The writer, seven months post-chin liposuction

Photos: Courtesy of Tyler Williams

The results

The first time I took the bandage off to shower and switch to a compression garment, I looked in the mirror and cried. It was like I was seeing the version of myself I had always hoped to see in the mirror. I texted photos to Dr. Shafer and Amy, and Dr. Shafer quickly replied with “remember how this looks, because you’re about to swell like crazy, and it’s going to take several weeks to get back to this.” Determined to be a gold star patient, I immediately put on the compression garment.

Patients can expect to wear compression pretty much 24/7 for around two weeks, then just at night for an additional few weeks. I swapped between two compression garments: a tighter one for daytime, and a softer more comfortable one for sleeping. There were instances when I needed to take meetings or pop into a neighbor’s birthday celebration, so I was able to be a flexible with it. Dr. Shafer’s advice was spot on; seeing the swelling was a little bit stressful in those initial few weeks, but after around the six week mark, the results were undeniable.

Around eight weeks after my procedure, Dr. Shafer texted me that he needed a model for Juvéderm Volux, which is a filler the FDA approved last January that’s specifically designated for the jawline area, used to help define that area even more. I was already happy with my results from the liposuction, but am all about maximizing results, so, naturally, I was game to try it out. The immediate before-and-after photos were so impressive — far more impactful than previous jawline injections I’d gotten.

The takeaway

While my new jawline isn’t giving Brad or Dean a run for their money, I really couldn’t be happier with how everything has turned out for me. I look back to just a few short months ago, and it seems so foreign to recall the extent to which I was always so on edge about my appearance. No matter where I was or what situation I was in, I’d always be thinking about how I was positioning my body to minimize the double chin. In photos, the double chin was the first thing I looked for. Now, it’s like I’m finally able to relax.

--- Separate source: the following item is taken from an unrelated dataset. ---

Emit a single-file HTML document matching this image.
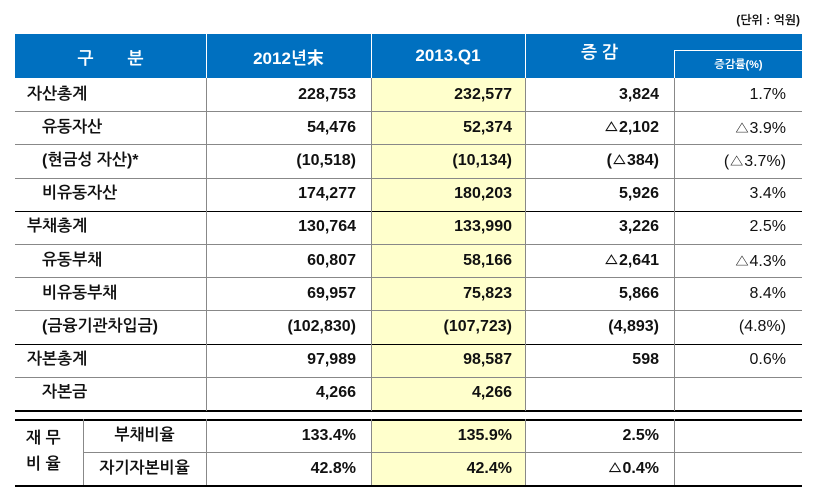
<!DOCTYPE html>
<html><head><meta charset="utf-8"><style>
body{margin:0;width:820px;height:488px;background:#fff;position:relative;overflow:hidden;font-family:"Liberation Sans","NanumGothic","Noto Sans CJK KR",sans-serif;}
.c{position:absolute;box-sizing:border-box;font-size:16px;font-weight:bold;color:#111;display:flex;align-items:center;white-space:nowrap}
.r{justify-content:flex-end}
.h{background:#0070C0;color:#fff;justify-content:center;font-size:17px}
.ln{position:absolute;background:#888}
.bk{position:absolute;background:#000}
</style></head><body>
<div class="c" style="left:700px;top:10px;width:100px;height:20px;font-size:12px;justify-content:flex-end">(단위 : 억원)</div>
<div id="t"></div>
<script>
var labels=['자산총계','유동자산','(현금성 자산)*','비유동자산','부채총계','유동부채','비유동부채','(금융기관차입금)','자본총계','자본금'];
var indent=[0,1,1,1,0,1,1,1,0,1];
var v2012=['228,753','54,476','(10,518)','174,277','130,764','60,807','69,957','(102,830)','97,989','4,266'];
var v2013=['232,577','52,374','(10,134)','180,203','133,990','58,166','75,823','(107,723)','98,587','4,266'];
var diff=['3,824','△2,102','(△384)','5,926','3,226','△2,641','5,866','(4,893)','598',''];
var rate=['1.7%','△3.9%','(△3.7%)','3.4%','2.5%','△4.3%','8.4%','(4.8%)','0.6%',''];
var ratioLabels=['부채비율','자기자본비율'];
var r2012=['133.4%','42.8%'],r2013=['135.9%','42.4%'],rdiff=['2.5%','△0.4%'];
var t=document.getElementById('t');
function cell(x,y,w,h,txt,cls,name,st){var d=document.createElement('div');d.className='c '+(cls||'');


d.style.left=x+'px';d.style.top=y+'px';d.style.width=w+'px';d.style.height=h+'px';if(st)d.style.cssText+=st;d.textContent=txt;t.appendChild(d);return d;}
function line(x,y,w,h,cls){var d=document.createElement('div');d.className=cls;


d.style.left=x+'px';d.style.top=y+'px';d.style.width=w+'px';d.style.height=h+'px';t.appendChild(d);}
var yc=document.createElement('div');yc.style.cssText='position:absolute;left:371px;top:78px;width:154px;height:333px;background:#FFFFCC';


t.appendChild(yc);
var yc2=yc.cloneNode();yc2.style.top='419px';yc2.style.height='66px';t.appendChild(yc2);
cell(15,34,787,44,'','h','header-bar');
cell(15,34,191,44,'구　　분','h','header-category');
cell(206,34,165,44,'2012년末','h','header-2012');
cell(371,34,154,44,'2013.Q1','h','header-2013');
cell(525,34,149,44,'증 감','h','header-change','align-items:flex-start;padding-top:9px');
cell(674,50,128,28,'증감률(%)','h','header-change-rate','font-size:11px;border-top:1px solid #fff;border-left:1px solid #fff');
[206,371,525].forEach(function(x){var d=document.createElement('div');d.style.cssText='position:absolute;left:'+x+'px;top:34px;width:1px;height:44px;background:#fff';


t.appendChild(d);});
var RH=33.2;
for(var i=0;i<labels.length;i++){var y=78+i*RH;
cell(15+(indent[i]?27:12),y,180,RH,labels[i],'','row-label');
cell(206,y,150,RH,v2012[i],'r','value-2012');
cell(371,y,141,RH,v2013[i],'r','value-2013');
cell(525,y,134,RH,diff[i],'r','value-change');
cell(674,y,112,RH,rate[i],'r','value-change-rate','font-weight:normal');
if(i>0)line(15,Math.round(y),787,1,(i==4||i==8)?'bk':'ln');}
line(15,410,787,2,'bk');
line(15,419,787,2,'bk');
cell(26,419,57,66,'재 무\n비 율','','ratio-group-label','white-space:pre;line-height:26px');
for(var j=0;j<2;j++){var y=419+j*33;
cell(83,y,123,33,ratioLabels[j],'','ratio-label','justify-content:center');
cell(206,y,150,33,r2012[j],'r','ratio-2012');
cell(371,y,141,33,r2013[j],'r','ratio-2013');
cell(525,y,134,33,rdiff[j],'r','ratio-change');
if(j>0)line(83,y,719,1,'ln');}
line(15,485,787,2,'bk');
[206,371,525,674].forEach(function(x){line(x,78,1,333,'ln');line(x,419,1,66,'ln');});
line(83,419,1,66,'ln');
</script>
</body></html>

Discussing plastic surgery is tricky. Societally, there isn’t a lot of nuance on the topic; we seem to only hear about the “Botched” kinds of extremes, horror stories and stigmas. While I couldn’t be happier with my own experience and ultimate outcome, I’m also acutely aware of how it can be a slippery slope. Shortly after my chin liposuction, I started to think about whether I might want to get my buccal fat removed, too; but then I reminded myself that just because I was happy with one result, doesn’t mean I need to chase another. 

If you are considering plastic surgery of any kind, it’s as important to invest time not only into researching your doctor, but also into understanding what your goal is.

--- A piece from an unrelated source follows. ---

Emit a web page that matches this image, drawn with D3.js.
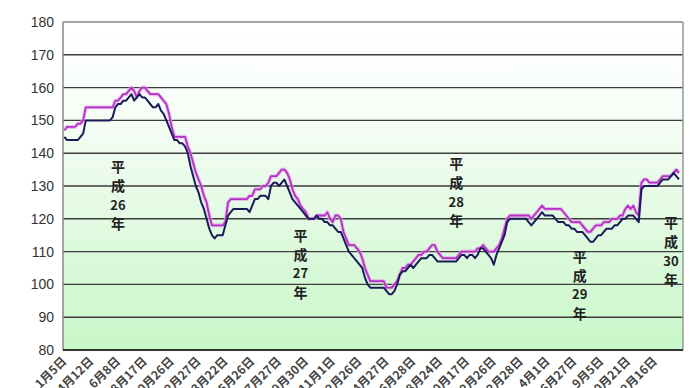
<!DOCTYPE html>
<html lang="ja">
<head>
<meta charset="UTF-8">
<title>価格推移</title>
<script src="https://cdn.jsdelivr.net/npm/d3@7"></script>
<style>
    body{ margin:0; background:#fff; }
</style>
</head>
<body>
<div id="grafico"></div>
<script>

// weekly prices, dark line (lower) and purple line (upper)
var priceA = [
 145,144,144,144,144,144,145,146,150,150,
 150,150,150,150,150,150,150,150,151,154,
 155,155,156,156,157,158,156,157,158,157,
 157,156,155,154,154,155,153,152,150,148,
 146,144,144,143,143,142,140,136,133,130,
 128,125,123,120,117,115,114,115,115,115,
 118,121,122,123,123,123,123,123,123,122,
 124,126,126,127,127,127,126,130,131,131,
 130,131,132,130,128,126,125,124,123,122,
 121,120,120,120,121,120,120,119,119,118,
 118,117,116,116,114,112,110,109,108,107,
 106,105,102,100,99,99,99,99,99,99,
 98,97,97,98,100,103,104,104,105,106,
 105,106,107,108,108,108,109,109,108,107,
 107,107,107,107,107,107,107,108,109,109,
 108,109,109,108,109,111,111,110,109,108,
 106,109,111,113,115,119,120,120,120,120,
 120,120,120,119,118,119,120,121,122,121,
 121,121,121,120,119,119,119,118,118,117,
 117,116,116,116,115,114,113,113,114,115,
 115,116,117,117,117,118,118,119,120,120,
 121,121,121,120,119,129,130,130,130,130,
 130,130,131,132,132,132,133,134,133,132
];

var priceB = [
 147,148,148,148,148,149,149,150,154,154,
 154,154,154,154,154,154,154,154,154,156,
 156,157,158,158,159,160,159,157,159,160,
 160,159,158,158,158,158,157,156,155,152,
 148,145,145,145,145,145,142,140,137,134,
 132,130,127,125,121,118,118,118,118,118,
 119,125,126,126,126,126,126,126,126,127,
 127,129,129,129,130,130,131,133,133,133,
 134,135,135,134,132,129,127,126,124,123,
 122,120,120,120,121,121,121,121,122,120,
 119,121,121,120,116,114,112,112,112,111,
 110,108,105,103,101,101,101,101,101,101,
 99,99,99,100,101,103,105,105,106,106,
 107,108,109,109,110,110,111,112,112,110,
 109,108,108,108,108,108,108,109,110,110,
 110,110,110,110,111,111,112,111,110,110,
 110,111,112,114,117,120,121,121,121,121,
 121,121,121,121,120,121,122,123,124,123,
 123,123,123,123,123,123,122,121,120,119,
 119,119,119,118,117,116,116,117,118,118,
 118,119,119,119,120,120,120,121,121,123,
 124,123,124,122,121,131,132,132,131,131,
 131,131,132,133,133,133,133,134,135,134
];

// one label every 10 weeks
var tickLabels = ["1月5日","4月12日","6月8日","8月17日","10月26日","12月27日","3月22日",
    "5月26日","7月27日","9月30日","11月1日","2月26日","4月27日","6月28日","8月24日",
    "10月17日","12月26日","2月28日","4月1日","6月27日","9月5日","10月21日","12月16日"];
var tickStep = 10;
var nWeeks = 231;

var yTicks = [80,90,100,110,120,130,140,150,160,170,180];

// year notes: label, week index, value of first character
var yearNotes = ["26","27","28","29","30"];
var yearWeek = [20, 88, 146, 192, 226];
var yearValue = [135.8, 114.8, 136.7, 108.4, 118.7];

var w = 690, h = 388;
var pLeft = 63, pRight = 683, pTop = 22, pBottom = 350;

var svg = d3.select("#grafico").append("svg")
    .attr("width", w).attr("height", h);

var xScale = d3.scaleBand()
    .domain(d3.range(nWeeks))
    .range([pLeft, pRight]);
var bw = xScale.bandwidth();

var yScale = d3.scaleLinear()
    .domain([80, 180])
    .range([pBottom, pTop]);

// plot background
var grad = svg.append("defs").append("linearGradient")
    .attr("id", "fondo").attr("x1", 0).attr("y1", 0).attr("x2", 0).attr("y2", 1);
grad.append("stop").attr("offset", "0%").attr("stop-color", "#ffffff");
grad.append("stop").attr("offset", "30%").attr("stop-color", "#f6fdf6");
grad.append("stop").attr("offset", "100%").attr("stop-color", "#c8f7c8");

svg.append("rect")
    .attr("x", pLeft).attr("y", pTop)
    .attr("width", pRight - pLeft).attr("height", pBottom - pTop)
    .attr("fill", "url(#fondo)");

// gridlines
svg.selectAll("line.grid")
    .data(yTicks.slice(1, -1))
    .enter().append("line")
    .attr("class", "grid")
    .attr("x1", pLeft).attr("x2", pRight)
    .attr("y1", function(d){ return yScale(d); })
    .attr("y2", function(d){ return yScale(d); })
    .attr("stroke", "#3c3c3c")
    .attr("stroke-width", 1.4);

// frame
svg.append("line").attr("x1", pLeft).attr("x2", pRight).attr("y1", pTop).attr("y2", pTop)
    .attr("stroke", "#888").attr("stroke-width", 1.5);
svg.append("line").attr("x1", pLeft).attr("x2", pLeft).attr("y1", pTop).attr("y2", pBottom)
    .attr("stroke", "#888").attr("stroke-width", 1.5);
svg.append("line").attr("x1", pRight).attr("x2", pRight).attr("y1", pTop).attr("y2", pBottom)
    .attr("stroke", "#999").attr("stroke-width", 1.5);
svg.append("line").attr("x1", pLeft).attr("x2", pRight).attr("y1", pBottom).attr("y2", pBottom)
    .attr("stroke", "#333").attr("stroke-width", 2);

// y labels
svg.selectAll("text.ylab")
    .data(yTicks)
    .enter().append("text")
    .attr("class", "ylab")
    .attr("x", 54)
    .attr("y", function(d){ return yScale(d); })
    .attr("dy", "0.36em")
    .attr("text-anchor", "end")
    .attr("font-family", "Liberation Sans, Arial, sans-serif")
    .attr("font-size", "14px")
    .attr("fill", "#333")
    .text(function(d){ return d; });

// x labels
svg.selectAll("text.xlab")
    .data(tickLabels)
    .enter().append("text")
    .attr("class", "xlab")
    .attr("transform", function(d, i){
        var x = xScale(i * tickStep) + bw / 2;
        return "translate(" + (x + 3) + "," + (pBottom + 12) + ") rotate(-45)";
    })
    .attr("text-anchor", "end")
    .attr("font-family", "Noto Sans CJK JP, sans-serif")
    .attr("font-weight", "bold")
    .attr("font-size", "12px")
    .attr("fill", "#444")
    .text(function(d){ return d; });

var linea = d3.line()
    .x(function(d, i){ return xScale(i) + bw / 2; })
    .y(function(d){ return yScale(d); });

// purple line with soft halo
svg.append("path").datum(priceB)
    .attr("d", linea).attr("fill", "none")
    .attr("stroke", "#e2a6ec").attr("stroke-width", 4).attr("stroke-opacity", 0.7)
    .attr("stroke-linejoin", "round");
svg.append("path").datum(priceB)
    .attr("d", linea).attr("fill", "none")
    .attr("stroke", "#b52fc4").attr("stroke-width", 1.8)
    .attr("stroke-linejoin", "round");

svg.append("path").datum(priceA)
    .attr("d", linea).attr("fill", "none")
    .attr("stroke", "#1b1b5a").attr("stroke-width", 2)
    .attr("stroke-linejoin", "round");

// 平成xx年 notes, written top to bottom
yearNotes.forEach(function(n, k){
    var x = xScale(yearWeek[k]) + bw / 2;
    var y0 = yScale(yearValue[k]);
    var chars = ["平", "成", n, "年"];
    chars.forEach(function(c, j){
        svg.append("text")
            .attr("x", x)
            .attr("y", y0 + j * 18.8)
            .attr("dy", "0.38em")
            .attr("text-anchor", "middle")
            .attr("font-family", "Noto Sans CJK JP, sans-serif")
            .attr("font-weight", "bold")
            .attr("font-size", j == 2 ? "13px" : "14px")
            .attr("fill", "#222")
            .text(c);
    });
});

</script>
</body>
</html>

It’s also not lost on me that undergoing so many treatments over the course of several years may make me sound like a bit of an aesthetics extremist, but I don’t regret a thing. My jawline journey has been an education not only in the world of cosmetic procedures, but also in my own relationship with my physical appearance and how I perceive myself. I’m thankful for the privileges and access I’ve had to be able to safely take these matters into my own hands (or at least, those of a trusted doctor) — being able to have autonomy over the appearance of my face has profoundly impacted my confidence, and that’s not something I take for granted. 

Editor’s Note: Because he appeared as a social media model, the writer received all treatments and procedures mentioned throughout this essay gratis.